Yosi Garfinkel: Heat and Light on Dating Ancient Biblical Sites

by James Tabor

Yosi Garfinkel has a not-to-be-missed essay just up at Bible & Interpretation, the premier web site in our field covering issues related to the Bible, archaeology, and interpretation. The title alone is classic and Garfinkel has much to protest: Data, Paradigms, and Paradigm-Collapse Trauma: from Biblical Archaeology to Brutal Biblical Archaeology.

With few scientific arguments to buttress their position, they [minimalists] proposed an imaginary, alternative history of biblical Israel and Judah. Instead of fostering a discussion between two competing paradigms based on the interpretation of data, the minimalists resorted to rhetoric and demagoguery, ignoring both the relevant archaeological data and the Bible.

Garfinkel’s challenge is a bold one:

Today, however, in some circles the paradigm has become more important than the data: when new data clearly show that an old paradigm is wrong, the scholars who created the flawed paradigm sometimes reject the new data and desperately attempt to keep the old paradigm alive. Articles reflecting such thinking are symptomatic of “paradigm-collapse trauma” and consist of groundless arguments, masquerading as scientific writing through footnotes, references and publication in professional journals.

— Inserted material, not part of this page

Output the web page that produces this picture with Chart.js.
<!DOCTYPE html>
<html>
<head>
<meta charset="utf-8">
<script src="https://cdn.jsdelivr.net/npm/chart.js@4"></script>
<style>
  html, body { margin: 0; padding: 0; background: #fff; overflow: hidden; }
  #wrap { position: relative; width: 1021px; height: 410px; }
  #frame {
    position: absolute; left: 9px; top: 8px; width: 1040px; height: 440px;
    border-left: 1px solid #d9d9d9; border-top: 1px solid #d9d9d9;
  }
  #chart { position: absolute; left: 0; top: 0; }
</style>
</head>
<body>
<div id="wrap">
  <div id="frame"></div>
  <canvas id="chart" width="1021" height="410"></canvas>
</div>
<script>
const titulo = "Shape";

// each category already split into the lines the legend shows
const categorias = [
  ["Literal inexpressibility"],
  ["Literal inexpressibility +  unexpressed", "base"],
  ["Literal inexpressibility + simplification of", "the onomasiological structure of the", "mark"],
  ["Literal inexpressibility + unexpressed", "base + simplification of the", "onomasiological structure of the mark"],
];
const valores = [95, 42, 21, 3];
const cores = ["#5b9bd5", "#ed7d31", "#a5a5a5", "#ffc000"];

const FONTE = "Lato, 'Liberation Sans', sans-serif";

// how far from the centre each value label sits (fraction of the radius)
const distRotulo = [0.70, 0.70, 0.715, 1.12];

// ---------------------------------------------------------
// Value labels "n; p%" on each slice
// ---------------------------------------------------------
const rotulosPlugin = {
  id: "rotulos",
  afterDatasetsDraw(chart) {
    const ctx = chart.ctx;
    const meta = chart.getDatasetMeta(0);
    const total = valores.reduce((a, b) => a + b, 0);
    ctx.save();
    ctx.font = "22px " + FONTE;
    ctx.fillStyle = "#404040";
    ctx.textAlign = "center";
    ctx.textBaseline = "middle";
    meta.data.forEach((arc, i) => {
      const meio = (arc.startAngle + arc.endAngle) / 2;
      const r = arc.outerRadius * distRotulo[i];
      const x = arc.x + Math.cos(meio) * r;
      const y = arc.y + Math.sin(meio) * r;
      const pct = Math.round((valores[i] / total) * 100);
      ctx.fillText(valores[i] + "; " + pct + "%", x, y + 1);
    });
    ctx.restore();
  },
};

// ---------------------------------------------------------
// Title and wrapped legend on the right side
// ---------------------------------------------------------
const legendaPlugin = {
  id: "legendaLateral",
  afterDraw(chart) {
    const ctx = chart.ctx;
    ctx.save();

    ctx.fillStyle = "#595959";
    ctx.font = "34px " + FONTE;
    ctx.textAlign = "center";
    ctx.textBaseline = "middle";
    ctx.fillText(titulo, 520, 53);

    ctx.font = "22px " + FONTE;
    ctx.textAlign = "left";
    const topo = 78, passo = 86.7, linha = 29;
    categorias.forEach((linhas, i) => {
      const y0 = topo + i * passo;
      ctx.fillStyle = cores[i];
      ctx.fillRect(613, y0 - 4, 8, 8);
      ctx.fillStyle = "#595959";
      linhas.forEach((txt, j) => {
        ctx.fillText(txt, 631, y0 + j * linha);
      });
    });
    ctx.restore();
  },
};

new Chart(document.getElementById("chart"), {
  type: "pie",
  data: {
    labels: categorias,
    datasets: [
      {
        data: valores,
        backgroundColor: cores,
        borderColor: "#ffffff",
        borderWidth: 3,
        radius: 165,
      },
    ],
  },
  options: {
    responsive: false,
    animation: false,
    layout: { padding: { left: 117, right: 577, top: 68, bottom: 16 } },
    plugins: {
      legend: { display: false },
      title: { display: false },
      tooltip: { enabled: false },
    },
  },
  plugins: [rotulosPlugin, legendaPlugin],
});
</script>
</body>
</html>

His focus is on the early dating of the Iron Age site Khirbet Qeiyafa, in the Elah Valley, to the late 11th and early 10th century BCE. I have previously posted some of the spectacular finds here, and just this past May Garfinkel captured world headlines with his announcement that he had found objects related to early Judean cult worship. Last summer when Shimon Gibson and I were digging at the “John the Baptist cave” at Suba with a group of our students, Yosi visited our site and we in turn were invited to Khirbet Qeiyafa, where we were honored to be given a personal tour.  Garfinkel argues that:

The cumulative weight of the data indicate that the population of the site was not Philistine, Canaanite or people from the northern Kingdom of Israel. With its dating and location in the Elah Valley, the site marks the beginning of a new era: the establishment of the biblical Kingdom of Judah.

This particular article summarizes the data to support his conclusion but more than that it protests the ugly manner in which controversial issues are vetted and differing opinions are exchanged in the every heated field we call “Biblical Archaeology.”